Este mes han cerrado los dos últimos quioscos de prensa que quedaban en mi barrio.
Un sentimiento de orfandad inunda las frías mañanas de febrero. Desapareció el ritual de acercarse al punto de encuentro y, tras comprar un par de diarios, comentar con el vendedor las noticias mientras te informaba de los pequeños o grandes sucesos del barrio. Era una manera agradable y amena de comenzar el día.
El encierro forzoso que provocó la pandemia del covid fue la última de las puñaladas que sufrieron los vendedores de prensa, que cada otoño, con el comienzo de la Liga, eran el reclamo para los chavales que acudían a comprar los cromos de los futbolistas ligueros.
En los diez últimos años desaparecieron en nuestro país la mitad de los quioscos y hoy no llega a cuatro mil el censo de los que todavía mantienen la oferta de prensa diaria, de revistas, cigarrillos, pipas y golosinas.
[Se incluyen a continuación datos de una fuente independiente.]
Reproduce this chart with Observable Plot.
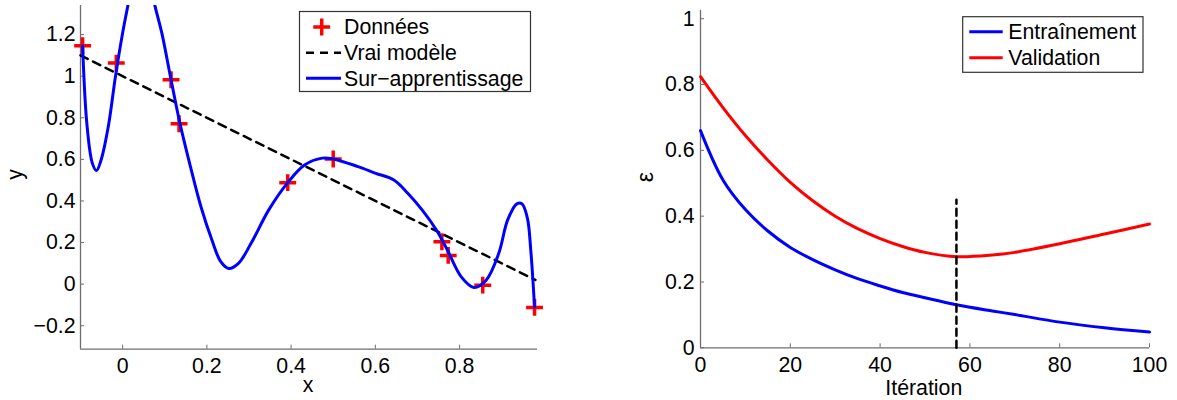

No había calle principal, ni plaza central, que no estuviera presidida por un fachendoso quiosco, que yo creía que era en donde se fabricaban las noticias que desde las páginas del diario, oliendo siempre al aroma inequívoco de la tinta, nos invitaban a recorrer los laberintos de la política, los sucesos más espantosos, la geografía del clima, la cartelera e incluso los obituarios y las esquelas de los adioses cotidianos.
En los años sesenta gozaron de su mejor momento. Brotaban en las esquinas de las plazas mayores como las setas en otoño, tuvieron el éxito que años más tarde les proporcionaron las colecciones populares por fascículos, pero fue en este siglo cuando, pese a reinventarse, comenzó su decadencia.
El mapa quiosquero de España tenía sus hitos en la oferta de los cuatro o cinco que rodeaban como en un círculo la madrileña Puerta del Sol, que vendían con un día de retraso la llamada «prensa de provincias». Las Ramblas de Barcelona fueron una sinfonía de periódicos que custodiaba, entre pajarerías y tiendas de flores, la popular avenida.
Ahora solo queda un quiosco en una esquina de Sol, y las Ramblas sufren una remodelación en la que las primeras víctimas son los quioscos.
Han mudado los tiempos y ahora el diario se lee en el quiosco digital del teléfono, se lleva en el bolsillo o en la tableta, está instalado en el ordenador doméstico, y el viejo y entrañable quiosco a pie de calle comienza a ser una reliquia nostálgica para ancianos sensibleros.
Seguiré acudiendo cada mañana en búsqueda de un punto de venta que me proporcione el aroma de las noticias impreso en el diario, mientras desde aquí le digo un adiós a los últimos quioscos.